Answer: Infinite. Or: None.
Since the report on sexism at Dalhousie’s dentistry program was released last week, observers have noted — just as they did after the report on sexism in the military came out earlier this year — that no campus or government department is an island. Our broader culture is, at root, to blame.
And it’s true.
The Dalhousie report, which stemmed from the revelation of a very rapey Facebook page run by male students — found the school “permits incidents of sexism, misogyny, homophobia and racism.”
Dalhousie, of course, isn’t alone. Last week, a York University student filed a human-rights complaint against that school for its allegedly lackadaisical response when she told them she’d been raped by a fellow student.
“The (Facebook page) ‘Class of DDS 2015 Gentlemen’ did not exist in a vacuum,” the Dalhousie report notes in its section on “Society,” under the heading “Why did this happen?”
If that sounds like a cop-out by the report’s authors, partly, it is. It’s an admission of the obvious: that reports can’t solve sexism, as much as they may attempt to do their part. They can’t even force change unless they’re turned into action (the Dalhousie recommendations don’t even include new rules at the school: It already has sufficient ones in place).
In fact, they’re most successful as litmus tests. We’re at a point on the sexism scale, they indicate, where the ultimate, implicit goal is a world free from prejudice. We’ve made improvements, we then tell ourselves. Maybe, with these reports, we can make more.
And maybe, a lot won’t change.
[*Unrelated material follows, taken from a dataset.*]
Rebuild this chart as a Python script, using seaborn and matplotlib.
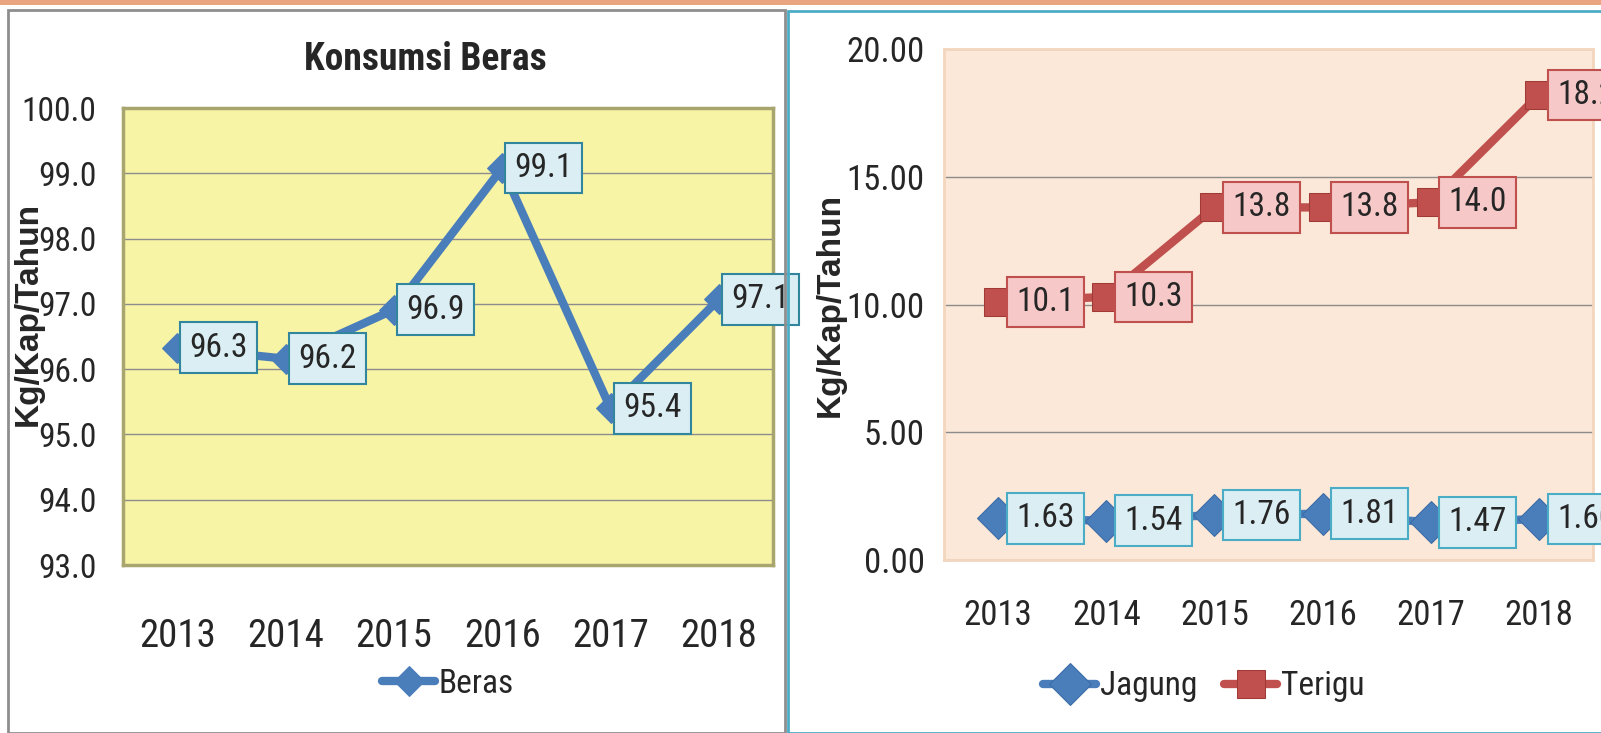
import pandas as pd
import matplotlib.pyplot as plt
import seaborn as sns
from matplotlib.patches import Rectangle

# data
years = ['2013', '2014', '2015', '2016', '2017', '2018']
beras = [96.33, 96.16, 96.91, 99.08, 95.40, 97.07]
jagung = [1.63, 1.54, 1.76, 1.81, 1.47, 1.60]
terigu = [10.1, 10.3, 13.8, 13.8, 14.0, 18.2]

sns.set_style('white')
plt.rcParams['font.family'] = ['Roboto Condensed', 'Liberation Sans Narrow', 'Roboto', 'DejaVu Sans']

BLUE = '#4A7EBB'
RED = '#C0504D'
W, H = 1601, 733

fig = plt.figure(figsize=(W / 100, H / 100), dpi=100)

# panel frames and top band
fig.patches.append(Rectangle((0, 1 - 5 / H), 1, 5 / H, transform=fig.transFigure,
                             facecolor='#E9A57F', edgecolor='none'))
fig.patches.append(Rectangle((8 / W, 0), 777 / W, (H - 10) / H, transform=fig.transFigure,
                             facecolor='none', edgecolor='#8E8E8E', lw=2))
fig.patches.append(Rectangle((788 / W, 0), 820 / W, (H - 11) / H, transform=fig.transFigure,
                             facecolor='none', edgecolor='#4BACC6', lw=2))


def add_labels(ax, vals, fmt, face, edge, off=32):
    for i, v in enumerate(vals):
        ax.annotate(fmt.format(v), (i, v), xytext=(off, 0), textcoords='offset points',
                    ha='center', va='center', fontsize=24, zorder=5,
                    bbox=dict(boxstyle='square,pad=0.28', facecolor=face, edgecolor=edge, lw=1.5),
                    annotation_clip=False)


# ---- left panel: Beras ----
ax1 = fig.add_axes([123 / W, 168 / H, 650 / W, 457 / H])
df1 = pd.DataFrame({'Tahun': years, 'Beras': beras})
sns.lineplot(data=df1, x='Tahun', y='Beras', ax=ax1, color=BLUE, lw=6,
             marker='D', markersize=15, markeredgecolor=BLUE, label='Beras', zorder=3)
ax1.set_facecolor('#F8F4A6')
ax1.set_xlim(-0.5, 5.5)
ax1.set_ylim(93, 100)
ax1.set_yticks(range(93, 101))
ax1.set_yticklabels([f'{t:.1f}' for t in range(93, 101)])
ax1.yaxis.grid(True, color='#8C8C8C', lw=1)
ax1.tick_params(axis='y', length=0, pad=19, labelsize=24)
ax1.tick_params(axis='x', length=0, pad=38, labelsize=28)
for s in ax1.spines.values():
    s.set_color('#A8A56E')
    s.set_linewidth(2.5)
ax1.set_xlabel('')
ax1.set_ylabel('Kg/Kap/Tahun', fontsize=24, fontweight='bold', family='Liberation Sans')
ax1.yaxis.set_label_coords(-0.122, 0.55)
add_labels(ax1, beras, '{:.1f}', '#DAEEF3', '#31859C', off=30)
ax1.legend(loc='center', bbox_to_anchor=(0.5, -0.26), frameon=False, fontsize=24,
           handlelength=1.6, handletextpad=0.1)
fig.text(425 / W, 1 - 60 / H, 'Konsumsi Beras', ha='center', va='center',
         fontsize=27, fontweight='bold')

# ---- right panel: Jagung & Terigu ----
ax2 = fig.add_axes([944 / W, 173 / H, 649 / W, 511 / H])
df2 = pd.DataFrame({'Tahun': years, 'Jagung': jagung, 'Terigu': terigu})
sns.lineplot(data=df2, x='Tahun', y='Jagung', ax=ax2, color=BLUE, lw=6,
             marker='D', markersize=21, markeredgecolor='#3A6BA5', label='Jagung', zorder=3)
sns.lineplot(data=df2, x='Tahun', y='Terigu', ax=ax2, color=RED, lw=6,
             marker='s', markersize=20, markeredgecolor='#A03A37', label='Terigu', zorder=3)
ax2.set_facecolor('#FBE8D8')
ax2.set_xlim(-0.5, 5.5)
ax2.set_ylim(0, 20)
ax2.set_yticks([0, 5, 10, 15, 20])
ax2.set_yticklabels([f'{t:.2f}' for t in [0, 5, 10, 15, 20]])
ax2.yaxis.grid(True, color='#8C8C8C', lw=1)
ax2.tick_params(axis='y', length=0, pad=14, labelsize=25)
ax2.tick_params(axis='x', length=0, pad=28, labelsize=25)
for s in ax2.spines.values():
    s.set_color('#F3D6BE')
    s.set_linewidth(2)
ax2.set_xlabel('')
ax2.set_ylabel('Kg/Kap/Tahun', fontsize=24, fontweight='bold', family='Liberation Sans')
ax2.yaxis.set_label_coords(-0.151, 0.5)
add_labels(ax2, jagung, '{:.2f}', '#DAEEF3', '#4BACC6', off=34)
add_labels(ax2, terigu, '{:.1f}', '#F6C9C8', '#C0504D', off=34)
ax2.legend(loc='center', bbox_to_anchor=(0.4, -0.247), frameon=False, fontsize=24, ncol=2,
           handlelength=1.6, handletextpad=0.1, columnspacing=0.8)

fig.savefig('out.png', dpi=100)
The Dalhousie Facebook page, with its comments about using nitrous oxide on women and “hate f–king” them, carries the same message as was scrawled across Queen’s University in 1989. At the time, as This Magazine reported, signs such as “‘No’ means ‘Kick her in the teeth,’” “‘No’ means more beer” and “‘No’ means ‘Down on your knees, b-tch’” were posted in response to a “‘No’ means ‘No”’ campaign against date rape.
Some days, and this is one of them, I don’t believe victory over sexism is possible. I don’t believe reports will do much to help. I don’t feel like doing the womanly thing and being grateful for how far we’ve come, or hopeful for the future. I’m not even angry.
I drink my coffee, and do my job, and think that’s just the society we will always live in.